Friday, July 15, 2005

the loaded diaper museum

We just returned last night from a trip to Maine to visit my sister and her family. It was a long drive, very rainy the first few days, then beautiful for the rest. I spent my 30th birthday kicking my husband's butt at miniature golf (2 holes in one, thank you very much), eating lobster corn chowder, and browsing old Nancy Drew books. I spent other days drawing at the harbor, playing with nephews and my son, going to the bar with my sister, and crocheting while watching professional wrestling with my brother-in-law. Talk about eclectic. Not to mention the normal touristy things like boat trips, feeding ducks, scenic drives etc. It really was a blast.

We stopped in boston to see friends on the way back, and I have re-confirmed my belief that taking a toddler to an art museum is usually a bad idea. Taking toddlers anywhere can be a bad idea, but museums have that perfect blend of un-run-aroundable open spaces, echoing halls (great for screaming!), sublime water fountains, short pedestals perfect for climbing but never allowed, and usually one baby-changing station in the whole cavernous place, impossible to find until you've already made do on a wet countertop.

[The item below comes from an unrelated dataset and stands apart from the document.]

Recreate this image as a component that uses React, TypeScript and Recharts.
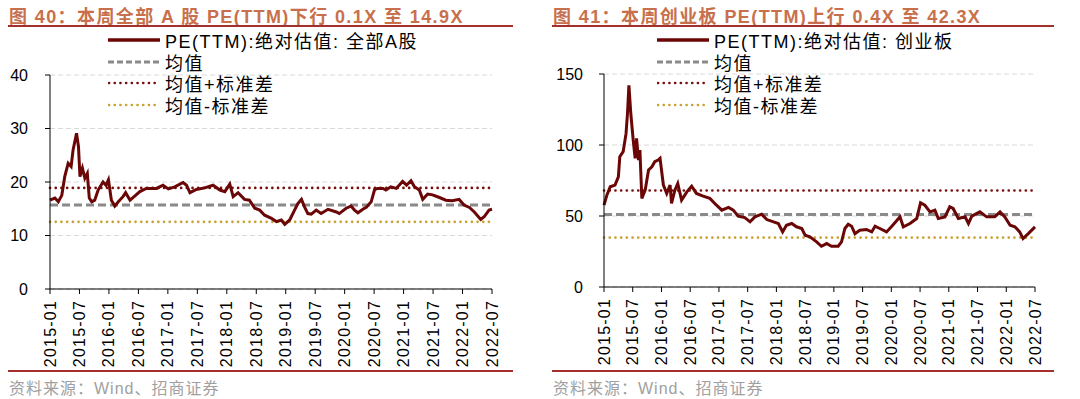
import React from 'react';
import { LineChart, Line, XAxis, YAxis, CartesianGrid, ReferenceLine } from 'recharts';

// months counted from 2015-01
const xTickMonths = [0, 6, 12, 18, 24, 30, 36, 42, 48, 54, 60, 66, 72, 78, 84, 90];
const xTickLabels = [
  '2015-01', '2015-07', '2016-01', '2016-07', '2017-01', '2017-07', '2018-01', '2018-07',
  '2019-01', '2019-07', '2020-01', '2020-07', '2021-01', '2021-07', '2022-01', '2022-07'
];

// 全部A股 PE(TTM)
const allAMonths = [
  0, 1, 1.7, 2.4, 3, 3.7, 4.3, 4.7, 5.4, 5.8, 6.1, 6.6, 7.1, 7.6, 8, 8.5, 9.1, 9.8, 10.8, 11.4,
  11.9, 12.5, 13.2, 13.9, 14.9, 15.4, 16.3, 17.3, 18.3, 19.6, 21.7, 23, 24.1, 25.4, 27.1, 27.8,
  28.5, 29.8, 31.5, 33.2, 34.6, 35.6, 36.6, 37.3, 38.3, 39.6, 40.6, 41.7, 42.7, 43.7, 45.1, 46.1,
  47.1, 47.8, 48.8, 49.8, 50.5, 51.2, 51.8, 52.5, 53.2, 54.2, 55.2, 56.6, 58.3, 58.9, 60.3, 61.3,
  62, 62.7, 63.7, 64.4, 65.4, 66.1, 66.7, 67.8, 68.4, 69.4, 70.5, 71.8, 72.6, 73.5, 74.2, 75.2,
  75.9, 76.9, 77.9, 79.3, 80.6, 81.9, 83.3, 84.3, 85.4, 86.4, 87.7, 88.4, 89.4, 90
];
const allAPe = [
  16.6, 17, 16.3, 17.5, 21, 23.5, 22.9, 26, 29.1, 26.6, 21, 22.6, 20.7, 21.6, 17, 16.3, 16.6, 18.5, 20, 19.4,
  20.4, 16.6, 15.5, 16.3, 17.3, 18, 16.6, 17.4, 18.2, 18.8, 18.8, 19.4, 18.7, 19.1, 19.9, 19.4,
  18, 18.6, 18.9, 19.4, 18.5, 18.2, 19.6, 17.25, 18, 16.75, 16.6, 15.1, 14.75, 13.8, 13.2, 12.6,
  12.9, 12.1, 12.9, 14.75, 16, 16.75, 15.4, 14.1, 14, 14.75, 14.1, 14.9, 14.4, 14.1, 15.1, 15.5,
  14.75, 14.25, 14.9, 15.25, 16.3, 18.6, 18.8, 18.8, 18.5, 19.1, 18.8, 20.1, 19.4, 20.25, 19.1, 18.5,
  16.75, 17.75, 17.6, 17.1, 16.6, 16.5, 16.75, 15.7, 15.25, 14.4, 13, 13.5, 14.75, 14.9
];
const allAStats = [15.7, 18.9, 12.55]; // 均值, 均值+标准差, 均值-标准差

// 创业板 PE(TTM)
const gemMonths = [
  0, 0.6, 1.3, 2.3, 3, 3.3, 4, 4.6, 4.9, 5.2, 5.6, 6.1, 6.5, 6.8, 7.2, 7.5, 7.9, 8.6, 9.3, 10,
  10.6, 11.3, 11.7, 12.4, 13.1, 13.8, 14.1, 14.8, 15.4, 16.2, 17.3, 18.3, 19.3, 20.7, 22.1, 23.5,
  24.6, 26, 27, 28, 29.4, 30.5, 31.5, 32.9, 34, 35.4, 36.4, 37.3, 38.1, 39.2, 40.2, 41.3, 42, 43,
  44.4, 45.4, 46.5, 47.5, 48.9, 49.6, 50.3, 51, 51.7, 52.4, 53.4, 54.8, 55.9, 56.6, 57.6, 59,
  60.1, 61.1, 61.8, 62.5, 63.9, 65.3, 66.1, 67, 68.1, 69.1, 69.8, 71.2, 72.2, 72.9, 74, 75.4,
  76.1, 76.8, 78.5, 79.9, 81.6, 82.7, 83.7, 84.8, 85.8, 86.8, 87.5, 88.6, 90
];
const gemPe = [
  57.6, 64.7, 70.6, 71.8, 77.6, 91.8, 95.3, 108, 122, 142, 122, 103.5, 90.6, 104.7, 89.4, 96.5, 62.4, 68.2, 82.4, 84.7,
  88.2, 89.4, 90.6, 71.8, 65.9, 71.8, 58.8, 68.2, 72.9, 61.2, 67, 71, 65.9, 64, 62.4, 57.6,
  54.1, 56, 54.1, 49.9, 48.9, 45.9, 49.4, 51.3, 47.5, 45.9, 44.7, 38.8, 43.5, 44.7, 42.4, 41.2, 36.5, 35.3,
  31.8, 28.7, 30.6, 28.7, 28.7, 31.8, 41.2, 44.2, 42.8, 37.6, 40, 40.5, 38.8, 42.8, 41.2, 38.8,
  42.8, 46.6, 49.4, 42.4, 44.7, 48.2, 59.3, 57.6, 52.9, 54.1, 48.2, 49.4, 56.5, 55.3, 48.2, 49.4,
  44.7, 49.9, 52.9, 49.4, 49.4, 52.9, 49.4, 43.5, 42.4, 38.8, 34.1, 37.6, 42.3
];
const gemStats = [51, 68, 34.8];

const legendNames = ['均值', '均值+标准差', '均值-标准差'];

const FONT = '"Liberation Sans", Arial, "Noto Sans CJK SC", sans-serif';
const PE_COLOR = '#6b0606';
const MEAN_COLOR = '#8a8a8a';
const UP_COLOR = '#7a0c0c';
const DOWN_COLOR = '#c9a12e';
const TITLE_COLOR = '#c8704c';
const RULE_COLOR = '#a3302c';

const DateTick = (props: any) => {
  const { x, y, payload } = props;
  const idx = xTickMonths.indexOf(payload.value);
  return (
    <g transform={`translate(${x},${y})`}>
      <text
        transform="rotate(-90)"
        x={-4}
        dy={5.5}
        textAnchor="end"
        fontSize={16}
        fill="#000"
        fontFamily={FONT}
        letterSpacing={1.2}
      >
        {xTickLabels[idx]}
      </text>
    </g>
  );
};

interface PanelProps {
  left: number;
  title: string;
  seriesName: string;
  months: number[];
  values: number[];
  stats: number[];
  yMax: number;
  yTicks: number[];
  axisWidth: number;
  tickMargin: number;
  rightMargin: number;
  top: number;
  bottom: number;
  legendX: number;
  ruleLeft: number;
  ruleWidth: number;
}

const LegendSample = ({ kind }: { kind: number }) => {
  if (kind === 0) return <line x1={0} y1={6} x2={52} y2={6} stroke={PE_COLOR} strokeWidth={3.5} />;
  if (kind === 1) return <line x1={0} y1={6} x2={52} y2={6} stroke={MEAN_COLOR} strokeWidth={3} strokeDasharray="6 3" />;
  const color = kind === 2 ? UP_COLOR : DOWN_COLOR;
  return <line x1={1} y1={6} x2={52} y2={6} stroke={color} strokeWidth={2.6} strokeDasharray="0.1 5.6" strokeLinecap="round" />;
};

const Panel = (p: PanelProps) => {
  const data = p.months.map((m, i) => ({ m, pe: p.values[i] }));
  const labels = [p.seriesName, ...legendNames];
  return (
    <div style={{ position: 'absolute', left: p.left, top: 0, width: 540, height: 399, fontFamily: FONT }}>
      <div
        style={{
          position: 'absolute', left: p.ruleLeft + 1, top: 2, fontSize: 18, fontWeight: 'bold',
          color: TITLE_COLOR, whiteSpace: 'nowrap', letterSpacing: 1.4
        }}
      >
        {p.title}
      </div>
      <div style={{ position: 'absolute', left: p.ruleLeft, top: 25, width: p.ruleWidth, height: 2, background: RULE_COLOR }} />
      <div style={{ position: 'absolute', left: p.ruleLeft, top: 370, width: p.ruleWidth, height: 2, background: RULE_COLOR }} />
      <div style={{ position: 'absolute', left: p.ruleLeft + 1, top: 375, fontSize: 16, color: '#a0a0a0', whiteSpace: 'nowrap', letterSpacing: 1 }}>
        资料来源：Wind、招商证券
      </div>
      <LineChart
        width={540}
        height={399}
        data={data}
        margin={{ top: p.top, right: p.rightMargin, left: 0, bottom: p.bottom - 72 }}
      >
        <CartesianGrid vertical={false} stroke="#d9d9d9" strokeDasharray="5 3" strokeWidth={1.2} />
        <XAxis
          dataKey="m"
          type="number"
          domain={[0, 90]}
          ticks={xTickMonths}
          interval={0}
          height={72}
          tick={<DateTick />}
          tickSize={5}
          tickLine={{ stroke: '#000' }}
          axisLine={{ stroke: '#000' }}
        />
        <YAxis
          domain={[0, p.yMax]}
          ticks={p.yTicks}
          interval={0}
          width={p.axisWidth}
          tickSize={5}
          tickMargin={p.tickMargin}
          tick={{ fontSize: 16, fill: '#000', fontFamily: FONT }}
          tickLine={{ stroke: '#000' }}
          axisLine={{ stroke: '#000' }}
        />
        <ReferenceLine y={p.stats[0]} stroke={MEAN_COLOR} strokeWidth={3} strokeDasharray="8 4" />
        <ReferenceLine y={p.stats[1]} stroke={UP_COLOR} strokeWidth={2.6} strokeDasharray="0.1 5.6" strokeLinecap="round" />
        <ReferenceLine y={p.stats[2]} stroke={DOWN_COLOR} strokeWidth={2.6} strokeDasharray="0.1 5.6" strokeLinecap="round" />
        <Line
          type="linear"
          dataKey="pe"
          stroke={PE_COLOR}
          strokeWidth={3}
          dot={false}
          isAnimationActive={false}
        />
      </LineChart>
      <div style={{ position: 'absolute', left: p.legendX, top: 29 }}>
        {labels.map((name, i) => (
          <div key={name} style={{ display: 'flex', alignItems: 'center', height: 21.7, fontSize: 18, color: '#000', whiteSpace: 'nowrap', letterSpacing: 1.5 }}>
            <svg width={56} height={12} style={{ marginRight: 1 }}>
              <LegendSample kind={i} />
            </svg>
            {name}
          </div>
        ))}
      </div>
    </div>
  );
};

export default function App() {
  return (
    <div style={{ position: 'absolute', left: 0, top: 0, width: 1080, height: 399, background: '#fff' }}>
      <Panel
        left={0}
        title="图 40：本周全部 A 股 PE(TTM)下行 0.1X 至 14.9X"
        seriesName="PE(TTM):绝对估值: 全部A股"
        months={allAMonths}
        values={allAPe}
        stats={allAStats}
        yMax={40}
        yTicks={[0, 10, 20, 30, 40]}
        axisWidth={50}
        tickMargin={17}
        rightMargin={48}
        top={75}
        bottom={110}
        legendX={108}
        ruleLeft={8}
        ruleWidth={505}
      />
      <Panel
        left={540}
        title="图 41：本周创业板 PE(TTM)上行 0.4X 至 42.3X"
        seriesName="PE(TTM):绝对估值: 创业板"
        months={gemMonths}
        values={gemPe}
        stats={gemStats}
        yMax={150}
        yTicks={[0, 50, 100, 150]}
        axisWidth={64}
        tickMargin={16}
        rightMargin={45}
        top={74}
        bottom={112}
        legendX={117}
        ruleLeft={12}
        ruleWidth={502}
      />
    </div>
  );
}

I love John Singer Sargent, and was thrilled to see his huge portrait of the Boit children there, which I copied (very small) in college. Several of his other pieces were there, but it's so hard to look at art when I am not by myself, and especially when I am worried about my son screaming his head off--or worse, repeating MAMA, MAMA, MAMA, MAMA, MAMA, MAMA as he is more wont to do. So we spent our time looking for paintings of doggies, people with boo-boos, and nuu-nuu people (naked, which my son loves pointing out).

Things were ok for a while, then we went to lunch, and I got up to take him to change his diaper. I lifted him up, and his entire bottom half, including his long shirt, was soaking wet. Like he had sat down in a kiddie pool. I haven't brought extra outfits with me for about a year and a half, because my son hasn't needed them for a long time. So I told D to go to the museum store and pick up a new shirt for him, and try and find some pants too, if they were to be had, and I took A to the aforementioned bathroom and started to change his diaper. The paper towel machine had a sensor to signal more towels to drop down, and of course I was right in front of it. The diaper left a puddle when I set it down, which has never happened in almost 2 years of changing soggy diapers. Then, as I was getting ready to put on the new one, A peed again, all over his sock and shoe, and changing pad, and already-wet countertop. Luckily I was setting off the paper towel machine with every move, so I never had a lack of those. My friend returned with the shorts that D washed, and a cute t-shirt with an artist on it. But the hand dryer just didn't cut it. So A walked around the rest of the day, through Harvard Yard no less, in his diaper and a t-shirt.

Some may say, what's the big deal here? and I am inclined to agree, a little, that my embarrassment is far greater than the situation should allow. Still, I felt like I myself was walking around without pants. And as much as I would like to give strangers the benefit of a doubt, I honestly don't think they would think highly of me if my kid is walking around pantsless, looking ridiculous, while we saunter along without a care. It's just the type of thing you read about in the paper and say, what a dumb woman. I guess I am the dumb one this time.